• REQUIRED TASK
Consider the data that follows and state how many lines contain the string "LaTeX", using the number alone.

• INFORMATION GIVEN
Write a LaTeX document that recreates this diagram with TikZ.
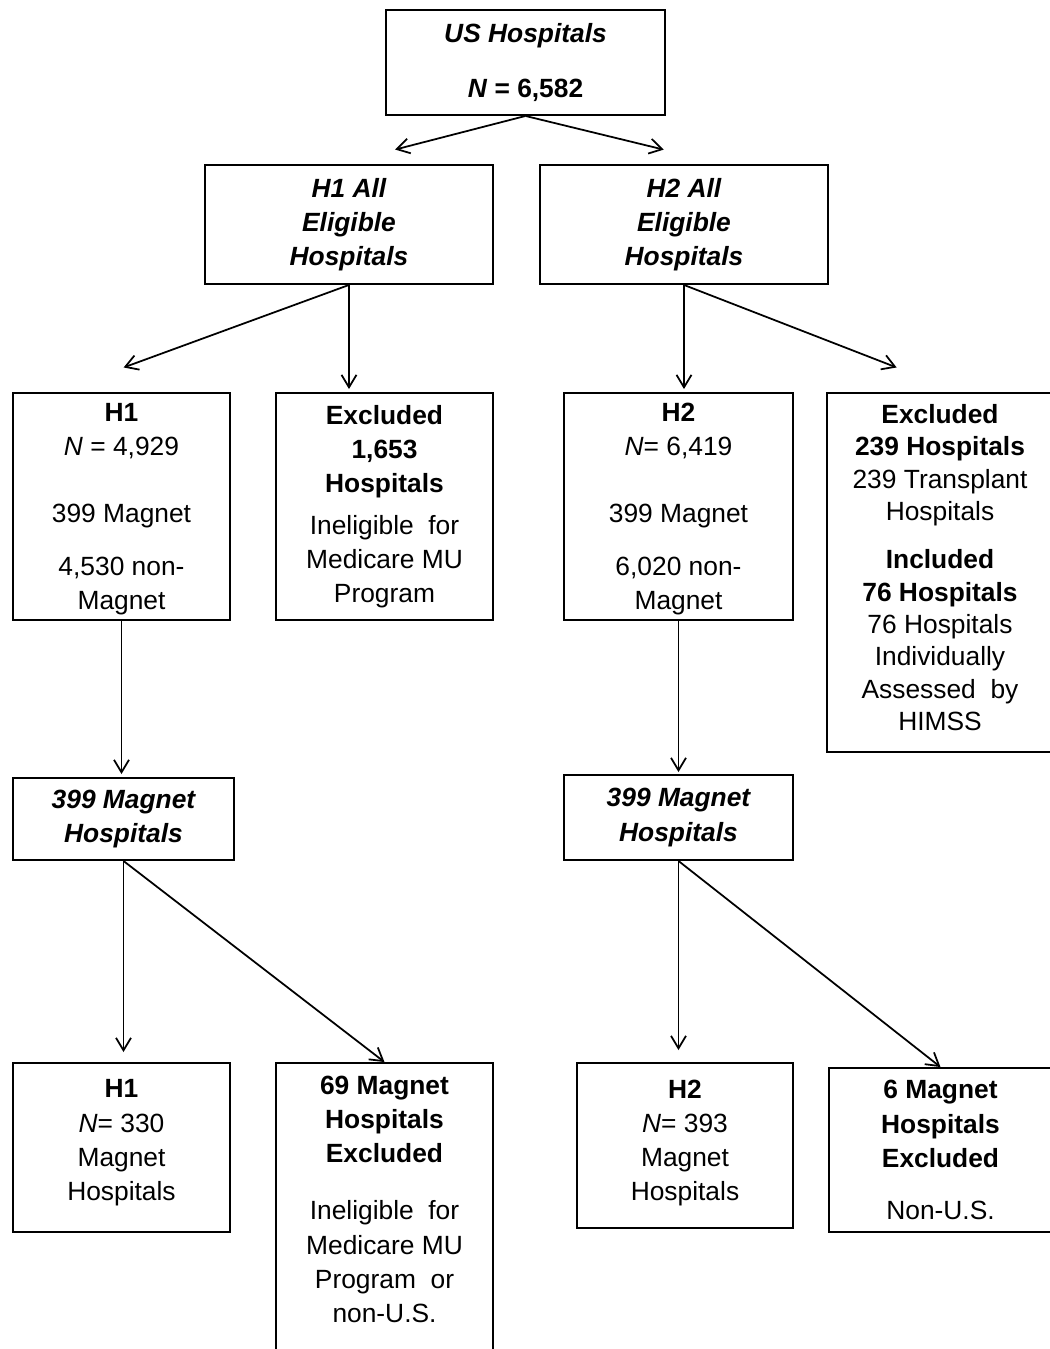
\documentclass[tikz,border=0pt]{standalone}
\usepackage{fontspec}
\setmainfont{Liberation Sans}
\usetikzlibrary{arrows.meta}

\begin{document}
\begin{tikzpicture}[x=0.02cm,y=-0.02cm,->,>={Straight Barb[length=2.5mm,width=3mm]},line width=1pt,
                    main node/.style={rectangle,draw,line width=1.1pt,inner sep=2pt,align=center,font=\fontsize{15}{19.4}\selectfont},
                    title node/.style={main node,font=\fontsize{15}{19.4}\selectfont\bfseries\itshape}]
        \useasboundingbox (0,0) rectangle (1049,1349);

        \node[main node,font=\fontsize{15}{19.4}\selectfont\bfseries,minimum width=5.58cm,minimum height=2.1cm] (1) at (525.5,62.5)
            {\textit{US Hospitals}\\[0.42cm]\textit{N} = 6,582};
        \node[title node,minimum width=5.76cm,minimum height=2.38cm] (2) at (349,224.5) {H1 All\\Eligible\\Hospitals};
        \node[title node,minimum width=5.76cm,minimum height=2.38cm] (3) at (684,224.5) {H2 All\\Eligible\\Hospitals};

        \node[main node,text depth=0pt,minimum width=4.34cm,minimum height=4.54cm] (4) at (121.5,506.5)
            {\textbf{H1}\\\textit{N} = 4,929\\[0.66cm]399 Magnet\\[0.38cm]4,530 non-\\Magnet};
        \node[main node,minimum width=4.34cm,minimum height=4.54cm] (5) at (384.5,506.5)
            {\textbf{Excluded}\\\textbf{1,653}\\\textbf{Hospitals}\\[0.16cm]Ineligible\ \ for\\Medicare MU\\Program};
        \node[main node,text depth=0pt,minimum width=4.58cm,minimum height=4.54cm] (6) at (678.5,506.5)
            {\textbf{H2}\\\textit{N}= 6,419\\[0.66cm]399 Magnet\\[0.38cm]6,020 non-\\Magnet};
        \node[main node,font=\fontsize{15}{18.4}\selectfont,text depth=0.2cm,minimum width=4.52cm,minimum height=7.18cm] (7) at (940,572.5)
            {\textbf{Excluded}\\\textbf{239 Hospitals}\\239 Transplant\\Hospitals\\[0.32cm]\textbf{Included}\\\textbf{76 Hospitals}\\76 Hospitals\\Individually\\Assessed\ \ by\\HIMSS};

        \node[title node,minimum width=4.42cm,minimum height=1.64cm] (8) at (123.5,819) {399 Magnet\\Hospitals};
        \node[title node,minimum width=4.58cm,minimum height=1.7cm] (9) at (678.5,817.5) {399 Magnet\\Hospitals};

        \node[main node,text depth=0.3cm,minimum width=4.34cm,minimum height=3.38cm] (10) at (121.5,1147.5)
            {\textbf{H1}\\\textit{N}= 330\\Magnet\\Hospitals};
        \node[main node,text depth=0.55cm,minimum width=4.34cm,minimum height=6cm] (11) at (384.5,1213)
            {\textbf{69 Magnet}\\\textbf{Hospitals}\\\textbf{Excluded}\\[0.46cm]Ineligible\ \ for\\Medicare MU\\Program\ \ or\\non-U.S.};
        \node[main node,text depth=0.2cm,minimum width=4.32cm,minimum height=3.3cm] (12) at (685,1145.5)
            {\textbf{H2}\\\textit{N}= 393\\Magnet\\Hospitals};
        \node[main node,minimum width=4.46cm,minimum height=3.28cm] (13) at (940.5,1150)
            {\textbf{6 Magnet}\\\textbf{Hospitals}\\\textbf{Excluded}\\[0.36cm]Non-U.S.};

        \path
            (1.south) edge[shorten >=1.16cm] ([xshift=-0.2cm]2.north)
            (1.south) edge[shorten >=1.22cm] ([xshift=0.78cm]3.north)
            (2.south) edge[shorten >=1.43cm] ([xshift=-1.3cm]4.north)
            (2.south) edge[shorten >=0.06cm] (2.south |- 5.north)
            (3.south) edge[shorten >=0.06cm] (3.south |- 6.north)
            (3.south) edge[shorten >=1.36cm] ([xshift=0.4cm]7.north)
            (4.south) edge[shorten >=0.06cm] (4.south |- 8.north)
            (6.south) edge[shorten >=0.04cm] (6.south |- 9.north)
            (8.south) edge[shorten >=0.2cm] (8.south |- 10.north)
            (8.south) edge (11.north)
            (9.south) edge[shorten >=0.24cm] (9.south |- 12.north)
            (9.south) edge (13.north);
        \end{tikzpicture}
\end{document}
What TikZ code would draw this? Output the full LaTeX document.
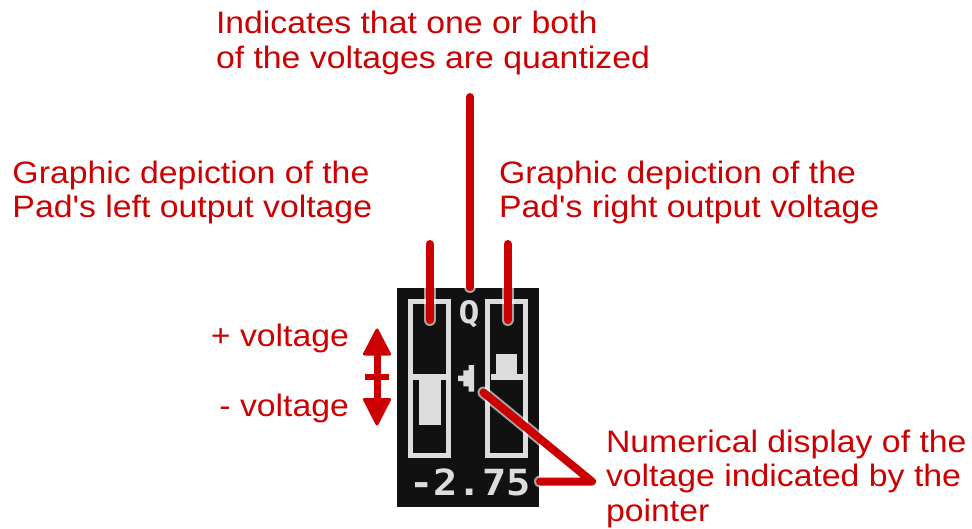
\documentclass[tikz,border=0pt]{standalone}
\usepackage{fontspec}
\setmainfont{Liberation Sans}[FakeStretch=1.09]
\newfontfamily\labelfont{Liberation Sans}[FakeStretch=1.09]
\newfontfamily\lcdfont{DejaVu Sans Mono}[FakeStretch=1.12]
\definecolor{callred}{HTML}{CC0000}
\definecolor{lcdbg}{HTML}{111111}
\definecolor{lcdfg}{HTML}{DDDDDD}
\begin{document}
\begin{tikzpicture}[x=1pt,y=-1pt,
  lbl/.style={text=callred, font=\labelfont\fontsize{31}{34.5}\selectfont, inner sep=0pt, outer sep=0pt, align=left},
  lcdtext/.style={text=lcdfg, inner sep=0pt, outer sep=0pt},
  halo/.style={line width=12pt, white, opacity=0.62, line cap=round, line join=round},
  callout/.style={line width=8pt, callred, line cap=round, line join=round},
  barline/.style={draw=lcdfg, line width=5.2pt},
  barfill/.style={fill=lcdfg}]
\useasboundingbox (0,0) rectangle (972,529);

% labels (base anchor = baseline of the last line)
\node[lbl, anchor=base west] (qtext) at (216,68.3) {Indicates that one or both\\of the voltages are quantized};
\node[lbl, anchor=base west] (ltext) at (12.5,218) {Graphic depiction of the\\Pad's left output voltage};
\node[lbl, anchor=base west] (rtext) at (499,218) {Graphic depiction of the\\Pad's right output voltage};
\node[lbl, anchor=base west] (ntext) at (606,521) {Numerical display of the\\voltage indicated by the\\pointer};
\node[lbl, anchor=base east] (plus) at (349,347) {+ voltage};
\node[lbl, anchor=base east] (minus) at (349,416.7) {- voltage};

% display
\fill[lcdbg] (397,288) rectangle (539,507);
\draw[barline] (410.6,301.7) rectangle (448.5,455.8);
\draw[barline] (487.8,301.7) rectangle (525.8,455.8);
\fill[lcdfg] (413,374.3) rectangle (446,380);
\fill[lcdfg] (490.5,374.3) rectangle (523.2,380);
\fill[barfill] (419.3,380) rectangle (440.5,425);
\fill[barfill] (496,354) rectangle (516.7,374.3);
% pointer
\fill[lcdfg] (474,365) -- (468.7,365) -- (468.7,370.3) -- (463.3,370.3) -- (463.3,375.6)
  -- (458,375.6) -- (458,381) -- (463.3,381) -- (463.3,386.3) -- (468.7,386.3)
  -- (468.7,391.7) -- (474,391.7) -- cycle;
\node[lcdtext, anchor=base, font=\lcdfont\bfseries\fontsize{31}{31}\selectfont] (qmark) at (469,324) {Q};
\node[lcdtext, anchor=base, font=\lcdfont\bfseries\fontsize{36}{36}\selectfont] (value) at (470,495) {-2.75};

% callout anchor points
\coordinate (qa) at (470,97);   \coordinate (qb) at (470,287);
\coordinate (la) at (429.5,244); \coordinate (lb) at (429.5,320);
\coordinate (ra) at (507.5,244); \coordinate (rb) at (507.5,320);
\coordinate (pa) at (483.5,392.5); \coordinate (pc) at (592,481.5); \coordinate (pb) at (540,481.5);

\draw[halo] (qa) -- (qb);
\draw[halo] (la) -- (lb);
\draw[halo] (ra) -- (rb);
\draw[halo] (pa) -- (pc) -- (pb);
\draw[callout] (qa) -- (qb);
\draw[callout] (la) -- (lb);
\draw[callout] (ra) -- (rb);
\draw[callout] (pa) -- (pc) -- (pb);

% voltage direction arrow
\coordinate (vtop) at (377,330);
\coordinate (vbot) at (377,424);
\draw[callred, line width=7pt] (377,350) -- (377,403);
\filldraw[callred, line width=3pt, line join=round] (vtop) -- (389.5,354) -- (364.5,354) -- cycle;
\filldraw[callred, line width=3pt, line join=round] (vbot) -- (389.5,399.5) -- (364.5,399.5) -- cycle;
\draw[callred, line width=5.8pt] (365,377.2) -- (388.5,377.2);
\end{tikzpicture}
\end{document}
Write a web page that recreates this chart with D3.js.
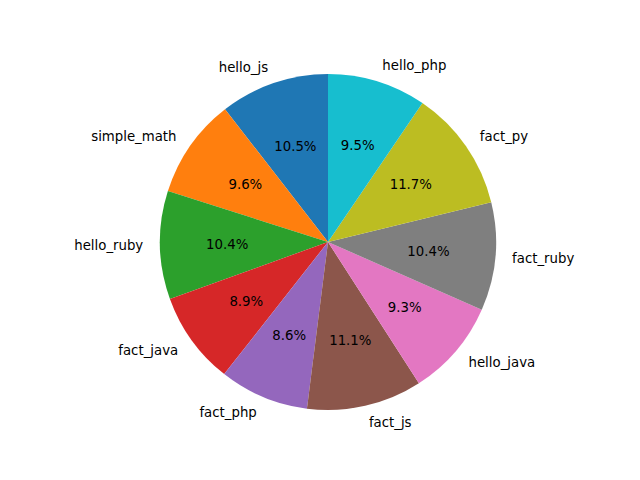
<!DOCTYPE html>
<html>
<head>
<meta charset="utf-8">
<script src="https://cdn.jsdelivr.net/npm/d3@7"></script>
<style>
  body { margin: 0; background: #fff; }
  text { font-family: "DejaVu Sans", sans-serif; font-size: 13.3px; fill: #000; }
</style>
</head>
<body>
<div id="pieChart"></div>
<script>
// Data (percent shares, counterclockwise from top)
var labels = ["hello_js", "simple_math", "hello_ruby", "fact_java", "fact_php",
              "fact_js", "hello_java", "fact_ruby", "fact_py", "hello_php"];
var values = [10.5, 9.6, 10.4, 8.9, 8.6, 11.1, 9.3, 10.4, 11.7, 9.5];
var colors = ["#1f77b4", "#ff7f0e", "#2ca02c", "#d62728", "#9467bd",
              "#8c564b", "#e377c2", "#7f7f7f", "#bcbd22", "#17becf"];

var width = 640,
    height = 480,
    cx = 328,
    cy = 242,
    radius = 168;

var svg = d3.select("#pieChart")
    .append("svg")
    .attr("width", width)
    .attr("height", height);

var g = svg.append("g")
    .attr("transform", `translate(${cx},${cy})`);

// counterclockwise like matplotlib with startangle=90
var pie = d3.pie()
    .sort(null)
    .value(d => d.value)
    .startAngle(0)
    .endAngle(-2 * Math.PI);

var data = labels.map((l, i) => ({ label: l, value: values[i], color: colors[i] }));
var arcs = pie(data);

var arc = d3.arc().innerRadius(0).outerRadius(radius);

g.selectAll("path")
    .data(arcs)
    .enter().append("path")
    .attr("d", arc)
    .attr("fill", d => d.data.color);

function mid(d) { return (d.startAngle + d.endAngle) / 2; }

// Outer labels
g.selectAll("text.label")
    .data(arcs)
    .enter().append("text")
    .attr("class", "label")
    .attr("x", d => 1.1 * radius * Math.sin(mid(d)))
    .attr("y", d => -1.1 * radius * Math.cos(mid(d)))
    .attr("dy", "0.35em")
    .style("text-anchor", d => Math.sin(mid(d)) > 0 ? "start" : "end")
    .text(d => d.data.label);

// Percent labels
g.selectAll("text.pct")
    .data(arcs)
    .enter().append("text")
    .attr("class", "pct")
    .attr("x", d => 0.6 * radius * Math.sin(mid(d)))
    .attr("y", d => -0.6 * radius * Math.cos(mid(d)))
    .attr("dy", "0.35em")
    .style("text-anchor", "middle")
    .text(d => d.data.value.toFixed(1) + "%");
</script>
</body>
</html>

• RESULT FOR THIS EXERCISE
2